Using ISAs for College Funding

Many students struggle with paying for a college education and want easier terms for repayment of student loans. Bernie Sanders has even promised tuition-free and debt-free college. Sounds a little crazy to me, but an idea I think sounds fascinating is what Alex Tabarrok discusses in “Venture Capital to Buy Equity in Purdue Students”. An income-share agreement (ISA) is an alternative to private student loans in which an investor funds a student’s education and in return receives a percentage of that student’s earnings for a certain number of years after graduation. This concept is not unheard of, there are some companies that will help pay for an employee’s education as long as the student/employee agrees to work for the company for a certain number of years. But this idea is different because any investor could calculate the risks and take on this investment.

The article points out that this type of funding could be expensive for students who underestimate their earning potentials. Tabarrok offers this insight:

“Being unlucky or uninformed is less damaging [to the student] with an income share agreement than with a traditional loan. Loans have the greatest burden when a student overestimates their potential earnings and is poorer than expected. Thus, the loan offers no relief when relief is most needed. In contrast, payments under an income share agreement fall when income falls. An ISA does cost more than a loan when a student underestimates their potential earnings but in this case the student is richer than expected and can easily bear the extra burden. Thus, ISAs offer income insurance.”

Based on that I wonder if investors would only want to invest in students with higher earning potentials, while this option would actually attract students with lower earning potentials. In a Washington Post article that Tabarrok references, an executive from Vemo Education (a financial services firm working with Purdue students on the experiment) says that such adverse selection can be avoided. “It’s easier to scale [the agreements] and meet both investors’ and students’ needs if you fund people in groups.” The article continues, “By pooling agreements, investors could hedge against graduates who might wind up with low earnings or lose their job.” Students could be grouped by field of study or other characteristics to be better compared to their peers. This is a fascinating idea to help what some call the student loan crisis.

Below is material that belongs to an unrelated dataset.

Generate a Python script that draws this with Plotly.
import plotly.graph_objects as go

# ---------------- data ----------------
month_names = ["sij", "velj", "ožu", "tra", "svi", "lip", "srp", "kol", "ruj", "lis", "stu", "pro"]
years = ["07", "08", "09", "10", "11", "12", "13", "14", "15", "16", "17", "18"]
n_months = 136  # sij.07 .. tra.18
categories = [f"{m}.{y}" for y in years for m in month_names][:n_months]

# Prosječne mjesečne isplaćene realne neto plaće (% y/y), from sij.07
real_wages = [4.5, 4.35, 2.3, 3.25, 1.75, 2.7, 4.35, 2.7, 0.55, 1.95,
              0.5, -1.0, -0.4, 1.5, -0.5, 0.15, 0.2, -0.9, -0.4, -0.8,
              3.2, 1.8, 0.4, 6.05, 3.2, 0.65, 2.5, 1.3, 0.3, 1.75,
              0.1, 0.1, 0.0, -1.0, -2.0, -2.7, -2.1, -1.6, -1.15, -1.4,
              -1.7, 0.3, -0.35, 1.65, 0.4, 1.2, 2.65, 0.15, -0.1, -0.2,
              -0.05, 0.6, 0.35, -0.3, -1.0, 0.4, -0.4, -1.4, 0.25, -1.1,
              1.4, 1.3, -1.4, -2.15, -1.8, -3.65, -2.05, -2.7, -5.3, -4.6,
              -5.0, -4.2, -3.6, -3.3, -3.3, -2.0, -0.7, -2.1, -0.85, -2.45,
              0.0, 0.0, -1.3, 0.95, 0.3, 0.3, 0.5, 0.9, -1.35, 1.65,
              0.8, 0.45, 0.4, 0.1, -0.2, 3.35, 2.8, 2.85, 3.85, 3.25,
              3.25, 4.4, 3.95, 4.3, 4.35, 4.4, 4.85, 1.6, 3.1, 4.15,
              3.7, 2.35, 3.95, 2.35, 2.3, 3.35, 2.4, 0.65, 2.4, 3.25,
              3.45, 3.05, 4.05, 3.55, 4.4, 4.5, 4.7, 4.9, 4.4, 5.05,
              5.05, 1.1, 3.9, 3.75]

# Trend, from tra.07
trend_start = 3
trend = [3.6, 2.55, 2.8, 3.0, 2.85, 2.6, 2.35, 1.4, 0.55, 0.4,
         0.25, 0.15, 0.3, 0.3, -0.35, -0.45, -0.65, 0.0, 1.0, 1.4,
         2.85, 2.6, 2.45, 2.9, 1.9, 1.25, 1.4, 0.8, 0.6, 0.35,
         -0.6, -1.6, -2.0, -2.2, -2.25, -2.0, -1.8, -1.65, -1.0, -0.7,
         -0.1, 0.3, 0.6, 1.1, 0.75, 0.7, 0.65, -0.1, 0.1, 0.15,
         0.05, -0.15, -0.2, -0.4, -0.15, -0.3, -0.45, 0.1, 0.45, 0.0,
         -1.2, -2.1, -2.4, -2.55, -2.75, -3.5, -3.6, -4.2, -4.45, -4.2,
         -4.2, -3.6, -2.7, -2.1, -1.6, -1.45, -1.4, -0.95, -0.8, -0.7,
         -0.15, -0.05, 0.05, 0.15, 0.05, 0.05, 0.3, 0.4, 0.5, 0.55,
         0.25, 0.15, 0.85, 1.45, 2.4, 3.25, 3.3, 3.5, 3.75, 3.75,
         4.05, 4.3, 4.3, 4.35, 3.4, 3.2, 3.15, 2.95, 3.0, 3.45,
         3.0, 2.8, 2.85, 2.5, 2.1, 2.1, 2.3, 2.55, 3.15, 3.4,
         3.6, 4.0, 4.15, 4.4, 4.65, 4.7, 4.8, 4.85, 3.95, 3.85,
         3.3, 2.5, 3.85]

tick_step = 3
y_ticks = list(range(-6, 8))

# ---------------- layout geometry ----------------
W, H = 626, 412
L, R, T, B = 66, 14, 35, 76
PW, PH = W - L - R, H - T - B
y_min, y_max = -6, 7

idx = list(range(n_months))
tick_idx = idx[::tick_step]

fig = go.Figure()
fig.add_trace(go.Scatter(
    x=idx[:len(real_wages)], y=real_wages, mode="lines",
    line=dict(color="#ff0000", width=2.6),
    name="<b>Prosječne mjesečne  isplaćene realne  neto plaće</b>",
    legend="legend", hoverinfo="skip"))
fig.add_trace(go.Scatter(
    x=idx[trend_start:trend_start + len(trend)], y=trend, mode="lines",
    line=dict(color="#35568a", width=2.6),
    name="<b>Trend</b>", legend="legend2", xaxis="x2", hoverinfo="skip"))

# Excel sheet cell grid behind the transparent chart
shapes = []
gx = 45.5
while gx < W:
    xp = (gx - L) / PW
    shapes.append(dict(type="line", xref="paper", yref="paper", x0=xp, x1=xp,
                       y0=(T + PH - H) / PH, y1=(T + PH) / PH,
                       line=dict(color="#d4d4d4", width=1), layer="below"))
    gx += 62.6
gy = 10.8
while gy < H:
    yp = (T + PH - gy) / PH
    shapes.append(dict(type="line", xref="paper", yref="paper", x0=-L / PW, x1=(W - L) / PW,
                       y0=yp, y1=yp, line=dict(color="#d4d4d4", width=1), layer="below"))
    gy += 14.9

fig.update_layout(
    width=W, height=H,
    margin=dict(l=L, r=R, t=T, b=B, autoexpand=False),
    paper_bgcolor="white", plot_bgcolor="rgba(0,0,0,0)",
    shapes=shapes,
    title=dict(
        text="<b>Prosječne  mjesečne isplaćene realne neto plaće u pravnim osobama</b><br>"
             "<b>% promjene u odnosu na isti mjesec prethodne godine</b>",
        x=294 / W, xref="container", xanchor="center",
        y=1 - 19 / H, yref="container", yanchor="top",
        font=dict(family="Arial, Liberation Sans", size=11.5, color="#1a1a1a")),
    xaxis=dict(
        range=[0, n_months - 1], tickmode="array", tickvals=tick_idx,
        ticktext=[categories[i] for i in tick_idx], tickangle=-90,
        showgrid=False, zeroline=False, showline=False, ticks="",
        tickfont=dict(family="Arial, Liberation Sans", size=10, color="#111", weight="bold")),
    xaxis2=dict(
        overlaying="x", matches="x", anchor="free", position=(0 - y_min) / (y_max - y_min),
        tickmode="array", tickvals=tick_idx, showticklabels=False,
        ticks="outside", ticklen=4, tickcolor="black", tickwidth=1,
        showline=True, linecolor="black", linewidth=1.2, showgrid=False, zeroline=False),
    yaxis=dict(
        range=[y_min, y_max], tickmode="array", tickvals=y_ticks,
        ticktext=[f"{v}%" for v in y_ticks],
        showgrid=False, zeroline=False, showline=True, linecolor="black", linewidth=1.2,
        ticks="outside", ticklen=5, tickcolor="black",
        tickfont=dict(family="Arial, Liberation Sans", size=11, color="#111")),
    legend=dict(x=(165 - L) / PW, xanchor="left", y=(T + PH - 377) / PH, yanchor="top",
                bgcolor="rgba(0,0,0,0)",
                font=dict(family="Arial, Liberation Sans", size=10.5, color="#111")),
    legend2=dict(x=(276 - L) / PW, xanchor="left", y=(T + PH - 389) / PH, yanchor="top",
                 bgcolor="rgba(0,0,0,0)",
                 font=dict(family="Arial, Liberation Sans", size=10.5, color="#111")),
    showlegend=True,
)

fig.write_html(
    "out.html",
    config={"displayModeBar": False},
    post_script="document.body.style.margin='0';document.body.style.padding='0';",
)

The Washington Post article includes a brief discussion on potential government regulation that would inevitably follow and notes that Senator Marco Rubio and Representative Tom Petri have already introduced legislation to help facilitate the use of ISAs. There are a lot more details to work out, but it is an interesting discussion and an exciting prospect. I think it could help slowly remove the government from the student loan business. I’m interested to see what happens with the Purdue experiment.

1 comment:

Dr. Tufte said...

JP: 100/100

Ideas like this have been practiced informally for centuries. More formal arrangements, like the syndication discussed here, have been discussed for about a generation, but have only picked up steam over the last several years.

While these may seem like a sensible idea to JP and me, they are quite hard to sell outside of our circle. We've self-selected into an environment where we're surrounded by "business types" who see this as sensible. Outside of our circle, this will not be so popular.

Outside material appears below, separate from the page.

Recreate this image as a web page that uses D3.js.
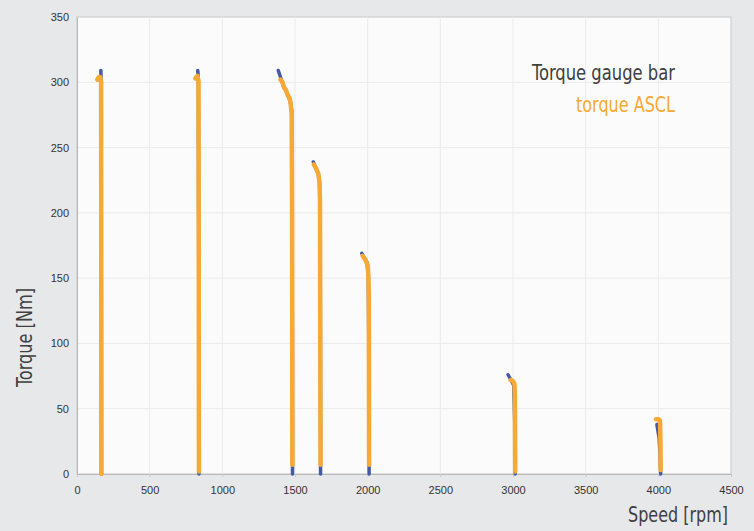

First off, this will be seen as elitist? Whose potential income would you want to invest in — someone who went to SUU or someone who went to Harvard?

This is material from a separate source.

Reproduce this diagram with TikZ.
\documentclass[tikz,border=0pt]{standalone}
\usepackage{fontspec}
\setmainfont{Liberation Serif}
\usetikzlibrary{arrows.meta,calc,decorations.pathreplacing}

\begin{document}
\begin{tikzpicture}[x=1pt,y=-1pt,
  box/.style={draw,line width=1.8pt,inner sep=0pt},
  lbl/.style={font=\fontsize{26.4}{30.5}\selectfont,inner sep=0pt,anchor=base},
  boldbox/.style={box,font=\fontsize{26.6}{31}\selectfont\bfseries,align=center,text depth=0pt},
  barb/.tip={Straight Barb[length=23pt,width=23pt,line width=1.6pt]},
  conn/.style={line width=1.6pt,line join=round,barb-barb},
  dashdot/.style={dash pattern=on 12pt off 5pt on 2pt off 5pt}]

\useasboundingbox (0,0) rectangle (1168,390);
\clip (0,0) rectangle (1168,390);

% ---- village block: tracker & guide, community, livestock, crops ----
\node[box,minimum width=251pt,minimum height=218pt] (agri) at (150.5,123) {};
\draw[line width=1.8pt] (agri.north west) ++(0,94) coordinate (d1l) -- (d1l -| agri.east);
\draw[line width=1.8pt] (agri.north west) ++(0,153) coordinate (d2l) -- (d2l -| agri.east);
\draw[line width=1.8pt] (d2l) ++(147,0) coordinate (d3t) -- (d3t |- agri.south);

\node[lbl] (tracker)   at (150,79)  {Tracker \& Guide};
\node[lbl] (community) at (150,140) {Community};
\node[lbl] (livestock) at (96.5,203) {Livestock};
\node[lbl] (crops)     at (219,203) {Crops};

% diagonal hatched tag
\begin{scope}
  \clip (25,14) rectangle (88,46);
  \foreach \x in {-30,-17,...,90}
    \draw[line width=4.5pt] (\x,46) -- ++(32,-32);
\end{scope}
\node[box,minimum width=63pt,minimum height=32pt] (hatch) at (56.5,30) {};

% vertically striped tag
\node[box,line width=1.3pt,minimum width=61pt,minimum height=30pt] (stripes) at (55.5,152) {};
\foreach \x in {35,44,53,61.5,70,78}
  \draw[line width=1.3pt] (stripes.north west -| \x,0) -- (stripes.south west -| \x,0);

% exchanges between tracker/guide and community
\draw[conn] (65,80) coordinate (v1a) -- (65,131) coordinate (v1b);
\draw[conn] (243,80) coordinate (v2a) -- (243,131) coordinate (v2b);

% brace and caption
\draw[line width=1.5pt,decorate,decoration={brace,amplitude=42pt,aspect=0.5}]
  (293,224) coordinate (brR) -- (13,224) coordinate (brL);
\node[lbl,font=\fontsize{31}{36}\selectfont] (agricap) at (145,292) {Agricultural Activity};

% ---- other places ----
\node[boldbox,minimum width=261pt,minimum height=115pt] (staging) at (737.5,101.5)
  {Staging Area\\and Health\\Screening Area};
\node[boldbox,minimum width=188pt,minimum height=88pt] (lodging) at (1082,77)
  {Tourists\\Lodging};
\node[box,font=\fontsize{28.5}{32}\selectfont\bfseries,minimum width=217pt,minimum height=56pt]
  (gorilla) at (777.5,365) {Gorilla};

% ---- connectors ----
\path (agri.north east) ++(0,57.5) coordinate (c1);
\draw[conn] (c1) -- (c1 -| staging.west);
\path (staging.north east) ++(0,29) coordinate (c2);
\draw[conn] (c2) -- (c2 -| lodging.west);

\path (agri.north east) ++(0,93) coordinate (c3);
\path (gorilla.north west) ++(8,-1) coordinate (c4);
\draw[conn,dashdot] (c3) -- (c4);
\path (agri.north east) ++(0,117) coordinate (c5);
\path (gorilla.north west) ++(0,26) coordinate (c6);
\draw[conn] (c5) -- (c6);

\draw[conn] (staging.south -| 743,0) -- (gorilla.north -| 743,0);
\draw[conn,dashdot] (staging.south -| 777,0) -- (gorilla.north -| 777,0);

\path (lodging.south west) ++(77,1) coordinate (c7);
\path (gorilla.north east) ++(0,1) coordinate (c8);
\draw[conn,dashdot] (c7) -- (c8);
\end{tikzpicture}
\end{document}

Second, offering loan financing unconditional on degree choice or completion helps support majors with weak job prospects. And frankly, the number of academics working in fields with good job prospects for graduates is a minority.

Third, our media and political debates about student loans and the cost of college are ... a dodge that the public drinks up. Think about being a student as being a little firm that invests in education so that you can produce stuff later in life. What kind of market structure is that? Most likely, it's monopolistic competition: every student is producing a differentiated product (themselves) with the hope of getting some ability to mark-up over marginal cost, but if they do there is free entry by other people who drive economic profits down to zero. Making the cost of the investment in education cheaper (say, by student loans or ISA's) doesn't change that dynamic that leads to zero economic profits. All it does is increase the number of entrants by making it easier to enter.Here's the kicker: if the easier financing can't produce better outcomes for the student, then whose interest is served by the larger number of entrants? The answer is the higher educational institutions. Have you noticed what has happened to them over the last 50 years? Their tuition and fees have risen much faster than inflation (because the financing of potential students is a demand shifter). There are more of them (think UVU). They're all bigger (think SUU). And we have innovation in the sort of institution that can provide these services (think University of Phoenix).